There are many positives to replacing diesel trucks and equipment with electrical counterparts, including better air quality and reducing ventilation and cooling requirements in the underground mines.

“For openpit, the use of electrical-based material movement technologies, like conveyors Railveyor and Ropecon, can cost-effectively replace traditional diesel haul trucks. We are also seeing some interesting development in large-scale electric vehicles that would provide us with another electric-based option to move materials at the mine site. Electric-based systems are much more efficient (electric motor 90% versus diesel engine 36%); they also have lower rolling resistance and improved payload to total weight ratios than diesel haul trucks,” says Blades.

Barrick is also interested in “better leveraging mine design, topography, elevation and gravity at the mine site to produce regenerative energy and storage”.

Barrick has invested in various renewables projects such as a solar plant at Western 102, located around 24 km east of Reno, Nevada, and a wind farm at Punta Colorada, in Chile’s Coquimbo region.

The 115 MW Western 102 natural gas power plant houses the 1 MW solar PV plant. The solar facility began commercial operation in 2008 and currently powers the plant’s internal loads, such as the generator oil recirculation and heating pumps; heating, ventilation and cooling; and lighting. “It also provides valuable renewable-energy certificates (REC) that are used to help meet our Renewable Energy Portfolio Standard obligations,” Blades adds.

Meanwhile, the 20 MW Punta Colorada wind farm, which began operation in 2011, provides renewable power to the national grid in Chile. “Eventually, we are hoping that if we did some of our projects there, like Pascua Lama, which has been on hold, then we’ll be able to claim that power to apply as renewable power to the site.”

Lessons learned from the two projects are that it is crucial to have the right partners throughout the process whether it be design, development, construction or operation, Blades shares. “Experience, bench strength and a strong balance sheet go a long way to ensuring a well-designed and successful project.
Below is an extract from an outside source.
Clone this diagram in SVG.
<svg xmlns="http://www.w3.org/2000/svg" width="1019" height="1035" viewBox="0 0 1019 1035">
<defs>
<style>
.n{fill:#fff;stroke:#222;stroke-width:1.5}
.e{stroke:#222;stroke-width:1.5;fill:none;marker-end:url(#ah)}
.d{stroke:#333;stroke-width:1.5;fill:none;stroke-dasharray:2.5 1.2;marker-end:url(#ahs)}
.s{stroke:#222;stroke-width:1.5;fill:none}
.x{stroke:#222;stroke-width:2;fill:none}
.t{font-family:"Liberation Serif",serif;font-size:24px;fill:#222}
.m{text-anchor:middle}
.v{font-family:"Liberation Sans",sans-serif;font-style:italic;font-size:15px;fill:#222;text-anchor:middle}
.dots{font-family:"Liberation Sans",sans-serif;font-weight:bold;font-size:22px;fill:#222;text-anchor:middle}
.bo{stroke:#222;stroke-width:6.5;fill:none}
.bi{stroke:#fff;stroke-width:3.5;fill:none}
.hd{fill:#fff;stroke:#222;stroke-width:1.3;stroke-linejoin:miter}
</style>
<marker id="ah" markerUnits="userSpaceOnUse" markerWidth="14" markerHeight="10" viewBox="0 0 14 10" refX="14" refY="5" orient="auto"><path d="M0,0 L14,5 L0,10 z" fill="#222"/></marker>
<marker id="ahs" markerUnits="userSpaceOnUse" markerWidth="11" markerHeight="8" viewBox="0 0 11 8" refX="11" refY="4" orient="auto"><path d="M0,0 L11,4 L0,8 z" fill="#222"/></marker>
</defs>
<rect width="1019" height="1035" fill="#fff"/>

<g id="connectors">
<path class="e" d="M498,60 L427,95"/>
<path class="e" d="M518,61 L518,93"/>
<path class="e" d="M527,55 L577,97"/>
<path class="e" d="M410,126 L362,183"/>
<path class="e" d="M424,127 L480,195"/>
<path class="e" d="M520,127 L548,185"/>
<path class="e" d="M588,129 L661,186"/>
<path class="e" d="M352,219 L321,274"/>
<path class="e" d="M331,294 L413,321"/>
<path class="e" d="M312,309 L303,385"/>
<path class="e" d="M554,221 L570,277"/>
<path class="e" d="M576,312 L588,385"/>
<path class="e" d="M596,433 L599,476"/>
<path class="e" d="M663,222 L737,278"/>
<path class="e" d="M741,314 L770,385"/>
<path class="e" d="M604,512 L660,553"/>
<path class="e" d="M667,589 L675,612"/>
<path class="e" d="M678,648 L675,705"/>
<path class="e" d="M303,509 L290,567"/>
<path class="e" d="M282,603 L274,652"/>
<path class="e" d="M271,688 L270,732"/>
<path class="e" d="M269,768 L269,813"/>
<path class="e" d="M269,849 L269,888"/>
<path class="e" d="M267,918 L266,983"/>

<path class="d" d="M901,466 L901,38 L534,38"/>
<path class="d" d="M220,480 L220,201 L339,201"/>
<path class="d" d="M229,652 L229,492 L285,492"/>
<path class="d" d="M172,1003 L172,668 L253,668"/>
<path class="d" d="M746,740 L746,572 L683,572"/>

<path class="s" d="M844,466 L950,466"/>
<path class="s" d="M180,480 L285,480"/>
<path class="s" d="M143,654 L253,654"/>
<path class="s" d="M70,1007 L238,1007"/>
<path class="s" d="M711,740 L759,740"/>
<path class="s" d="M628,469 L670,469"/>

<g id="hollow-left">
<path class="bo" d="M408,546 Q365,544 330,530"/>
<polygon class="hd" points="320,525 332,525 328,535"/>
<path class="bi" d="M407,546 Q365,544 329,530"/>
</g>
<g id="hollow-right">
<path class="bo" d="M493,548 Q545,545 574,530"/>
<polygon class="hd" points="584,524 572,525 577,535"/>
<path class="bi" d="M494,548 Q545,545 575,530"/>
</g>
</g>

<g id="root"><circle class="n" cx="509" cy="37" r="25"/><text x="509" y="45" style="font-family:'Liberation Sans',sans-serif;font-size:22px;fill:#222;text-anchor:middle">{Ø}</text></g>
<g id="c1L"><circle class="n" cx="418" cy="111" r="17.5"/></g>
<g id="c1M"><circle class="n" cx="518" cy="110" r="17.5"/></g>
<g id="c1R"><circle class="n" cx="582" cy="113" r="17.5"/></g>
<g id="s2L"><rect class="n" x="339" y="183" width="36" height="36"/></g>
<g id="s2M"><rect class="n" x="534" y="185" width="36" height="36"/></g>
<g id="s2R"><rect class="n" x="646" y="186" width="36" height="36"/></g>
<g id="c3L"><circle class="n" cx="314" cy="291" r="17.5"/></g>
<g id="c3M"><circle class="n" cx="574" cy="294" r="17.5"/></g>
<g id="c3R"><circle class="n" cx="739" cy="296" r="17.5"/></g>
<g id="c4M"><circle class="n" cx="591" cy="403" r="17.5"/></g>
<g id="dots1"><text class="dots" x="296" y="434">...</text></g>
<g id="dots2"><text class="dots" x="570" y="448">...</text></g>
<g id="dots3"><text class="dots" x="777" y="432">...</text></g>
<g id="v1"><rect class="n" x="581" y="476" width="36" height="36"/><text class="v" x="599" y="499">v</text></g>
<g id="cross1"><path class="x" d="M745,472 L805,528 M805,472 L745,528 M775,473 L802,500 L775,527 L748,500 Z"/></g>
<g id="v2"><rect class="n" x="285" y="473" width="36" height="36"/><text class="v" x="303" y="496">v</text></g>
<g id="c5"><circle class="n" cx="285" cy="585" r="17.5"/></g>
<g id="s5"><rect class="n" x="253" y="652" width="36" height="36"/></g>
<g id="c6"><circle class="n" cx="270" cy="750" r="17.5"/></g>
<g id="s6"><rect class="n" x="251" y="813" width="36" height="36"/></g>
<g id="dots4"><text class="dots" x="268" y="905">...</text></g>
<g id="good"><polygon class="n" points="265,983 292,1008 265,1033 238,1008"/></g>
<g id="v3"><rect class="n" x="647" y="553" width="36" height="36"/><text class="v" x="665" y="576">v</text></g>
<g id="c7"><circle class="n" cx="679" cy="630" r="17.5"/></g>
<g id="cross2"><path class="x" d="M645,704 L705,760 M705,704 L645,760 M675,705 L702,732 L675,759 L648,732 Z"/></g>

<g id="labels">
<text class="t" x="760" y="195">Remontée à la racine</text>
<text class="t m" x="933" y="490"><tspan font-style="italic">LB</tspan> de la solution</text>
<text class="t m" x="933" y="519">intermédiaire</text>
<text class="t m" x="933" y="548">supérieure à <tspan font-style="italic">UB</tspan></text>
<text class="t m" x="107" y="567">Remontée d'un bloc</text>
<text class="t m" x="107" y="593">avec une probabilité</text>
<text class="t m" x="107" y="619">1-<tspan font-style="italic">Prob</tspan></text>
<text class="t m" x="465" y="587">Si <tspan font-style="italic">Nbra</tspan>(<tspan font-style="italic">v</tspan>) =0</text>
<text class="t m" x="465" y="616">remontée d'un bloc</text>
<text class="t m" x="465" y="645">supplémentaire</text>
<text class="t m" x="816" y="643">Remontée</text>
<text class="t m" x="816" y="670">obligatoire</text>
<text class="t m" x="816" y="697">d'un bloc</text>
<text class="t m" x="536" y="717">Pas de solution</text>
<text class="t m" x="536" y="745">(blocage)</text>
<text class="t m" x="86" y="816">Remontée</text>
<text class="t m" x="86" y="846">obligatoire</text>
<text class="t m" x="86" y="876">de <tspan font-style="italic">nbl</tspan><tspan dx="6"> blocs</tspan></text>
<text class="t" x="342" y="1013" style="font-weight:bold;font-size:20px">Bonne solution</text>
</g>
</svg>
Even if you have to pay a bit of a premium, it’s well worth the investment to maximise the value of these long-term and critical assets.”
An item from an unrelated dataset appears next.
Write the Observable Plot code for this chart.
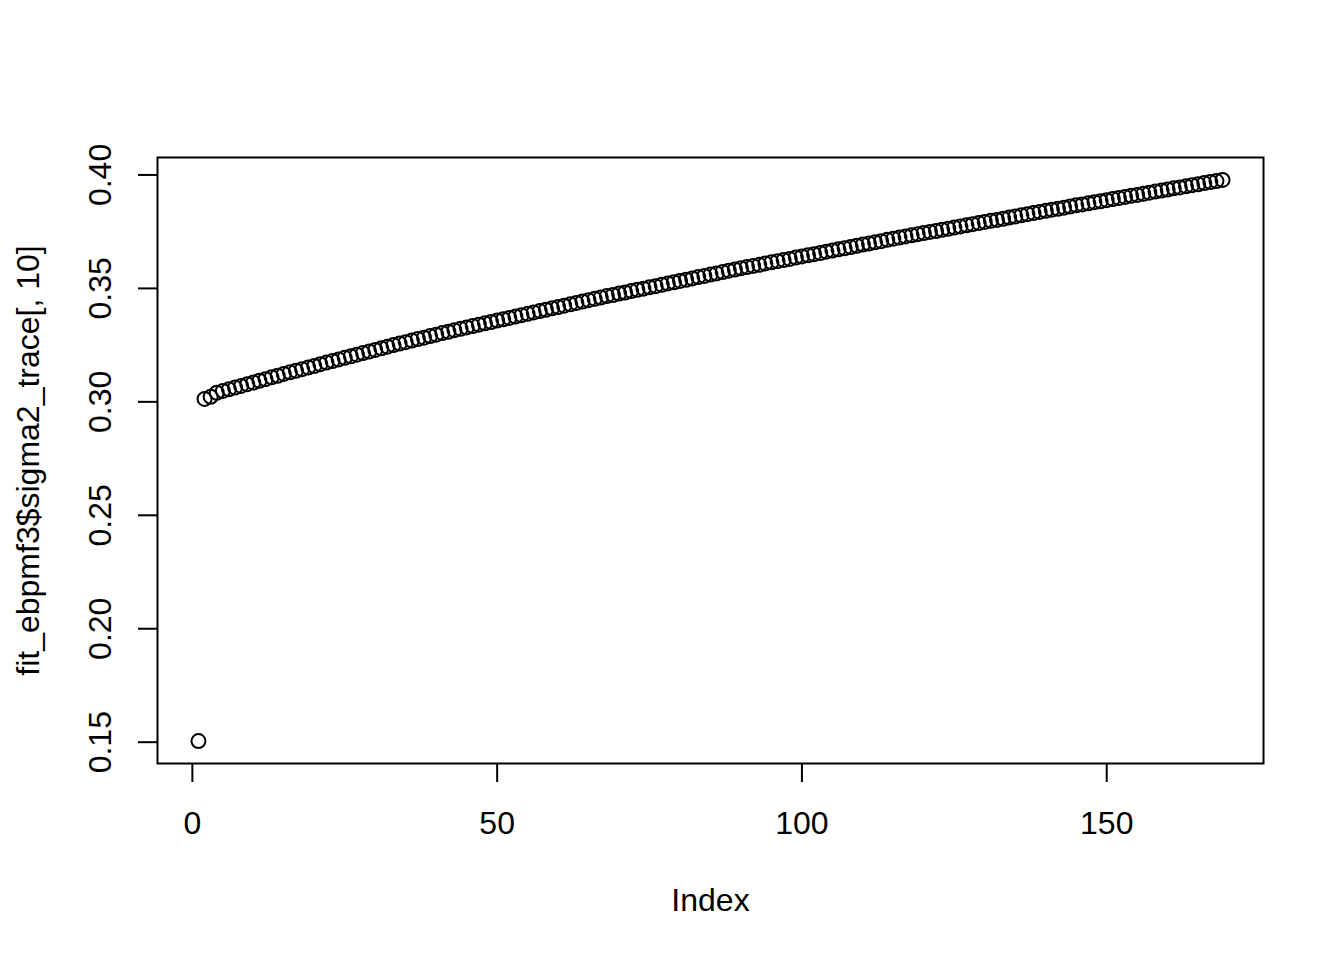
<!DOCTYPE html>
<html>
<head>
<meta charset="utf-8">
<script src="https://cdn.jsdelivr.net/npm/d3@7"></script>
<script src="https://cdn.jsdelivr.net/npm/@observablehq/plot@0.6"></script>
<style>
  html, body { margin: 0; padding: 0; background: #ffffff; }
</style>
</head>
<body>
<div id="chart"></div>
<script>
// sigma2_trace[, 10] values, index 1..169
const sigma2Values = [
  0.1505, 0.3013, 0.3022, 0.3040, 0.3048, 0.3055, 0.3063, 0.3070, 0.3078, 0.3085,
  0.3093, 0.3100, 0.3108, 0.3115, 0.3123, 0.3130, 0.3137, 0.3144, 0.3151, 0.3158,
  0.3166, 0.3173, 0.3180, 0.3187, 0.3194, 0.3201, 0.3208, 0.3215, 0.3222, 0.3229,
  0.3236, 0.3243, 0.3250, 0.3257, 0.3263, 0.3270, 0.3277, 0.3283, 0.3290, 0.3296,
  0.3303, 0.3309, 0.3316, 0.3322, 0.3328, 0.3334, 0.3340, 0.3346, 0.3352, 0.3358,
  0.3364, 0.3370, 0.3376, 0.3382, 0.3388, 0.3394, 0.3400, 0.3406, 0.3412, 0.3418,
  0.3424, 0.3430, 0.3436, 0.3442, 0.3448, 0.3454, 0.3460, 0.3466, 0.3471, 0.3477,
  0.3482, 0.3488, 0.3494, 0.3499, 0.3505, 0.3510, 0.3516, 0.3522, 0.3527, 0.3533,
  0.3538, 0.3544, 0.3550, 0.3555, 0.3561, 0.3566, 0.3572, 0.3578, 0.3583, 0.3589,
  0.3594, 0.3599, 0.3604, 0.3610, 0.3615, 0.3620, 0.3625, 0.3630, 0.3636, 0.3641,
  0.3646, 0.3651, 0.3656, 0.3662, 0.3667, 0.3672, 0.3677, 0.3682, 0.3688, 0.3693,
  0.3698, 0.3703, 0.3708, 0.3714, 0.3719, 0.3724, 0.3729, 0.3734, 0.3739, 0.3744,
  0.3749, 0.3753, 0.3758, 0.3763, 0.3768, 0.3773, 0.3778, 0.3783, 0.3788, 0.3793,
  0.3798, 0.3802, 0.3807, 0.3812, 0.3817, 0.3822, 0.3827, 0.3832, 0.3837, 0.3842,
  0.3847, 0.3851, 0.3856, 0.3861, 0.3866, 0.3870, 0.3875, 0.3880, 0.3884, 0.3889,
  0.3894, 0.3898, 0.3903, 0.3908, 0.3912, 0.3917, 0.3922, 0.3927, 0.3931, 0.3936,
  0.3941, 0.3945, 0.3950, 0.3955, 0.3959, 0.3964, 0.3969, 0.3973, 0.3978
];
const xTicks = [0, 50, 100, 150];
const yTicks = [0.15, 0.20, 0.25, 0.30, 0.35, 0.40];
const xTitle = "Index";
const yTitle = "fit_ebpmf3$sigma2_trace[, 10]";

const data = sigma2Values.map((v, k) => ({index: k + 1, value: v}));

// R-style 4% axis extension
function padDomain(lo, hi) { const p = (hi - lo) * 0.04; return [lo - p, hi + p]; }
const xDomain = padDomain(1, sigma2Values.length);
const yDomain = padDomain(d3.min(sigma2Values), d3.max(sigma2Values));

const FONT = "Liberation Sans, Arial, Helvetica, sans-serif";

const chart = Plot.plot({
  width: 1344,
  height: 960,
  marginTop: 157,
  marginRight: 81,
  marginBottom: 197,
  marginLeft: 157,
  style: {fontFamily: FONT, fontSize: "32px", background: "#ffffff", color: "#000000"},
  x: {domain: xDomain, axis: null, label: null},
  y: {domain: yDomain, axis: null, label: null},
  marks: [
    Plot.axisX({ticks: xTicks, tickSize: 19, tickFormat: () => "", strokeWidth: 2, label: null}),
    Plot.axisY({ticks: yTicks, tickSize: 19, tickFormat: () => "", strokeWidth: 2, label: null}),
    Plot.text(xTicks, {x: d => d, frameAnchor: "bottom", dy: 60, text: d => String(d),
      fontSize: 32, lineAnchor: "middle", fill: "black"}),
    Plot.text(yTicks, {y: d => d, frameAnchor: "left", dx: -57, text: d => d3.format(".2f")(d),
      fontSize: 32, rotate: -90, textAnchor: "middle", lineAnchor: "middle", fill: "black"}),
    Plot.text([xTitle], {frameAnchor: "bottom", dy: 137, text: d => d, fontSize: 32,
      lineAnchor: "middle", fill: "black"}),
    Plot.text([yTitle], {frameAnchor: "left", dx: -129, text: d => d, fontSize: 32,
      rotate: -90, textAnchor: "middle", lineAnchor: "middle", fill: "black"}),
    Plot.frame({stroke: "black", strokeWidth: 2}),
    Plot.dot(data, {x: "index", y: "value", r: 7, stroke: "black", strokeWidth: 2, fill: "none"})
  ]
});
document.getElementById("chart").appendChild(chart);
</script>
</body>
</html>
Aside from these two projects, Barrick is also looking at a potential solar plant at the Veladero mine, located in Argentina's San Juan province.

Moreover, Barrick is looking into the possibility of growing Camelina and Jatropha to produce biofuels with Global Clean Energy. The idea is that these crops would grow close to Barrick’s mine sites.

“The straight oil can be used in our power plants and process systems like lime kilns and the biodiesel could be used in our underground vehicles and haul trucks. Our preliminary analysis suggests that these fuels can be produced at a lower cost than diesel and HFO, and even what we currently pay for biodiesel. Growing our own biofuels would also create new local jobs, reduce our carbon footprint and the importation of fossil fuels, as well as enhance our licence to operate, while minimising the effect of future fossil fuel price volatility,” he says.

Another very interesting area Barrick is researching is a future mine design for an energy system.

“We have been working closely with Deloitte on various ‘Mine of the Future’ concepts, including how energy management and renewables can play an integral part in this transition. For example, you can effectively integrate a lot of these systems and technologies to minimise costs, as well as our carbon footprint, and potentially be self-sufficient from an energy perspective. This last benefit is very important, especially in remote areas where energy infrastructure does not exist,” Blades says.

To achieve this, Barrick looks at sound energy management design principles and incorporates renewables, storage (pumped hydro, battery, and mass, among others) and regenerative technologies into the design. The idea is to help the company control costs and ensure that energy is available 24/7.

Blades will deliver a keynote presentation on ‘Understanding How Renewables Fit with Mining’s Strategies Today’ at the Energy and Mines World Congress, in Toronto, on November 21 and 22.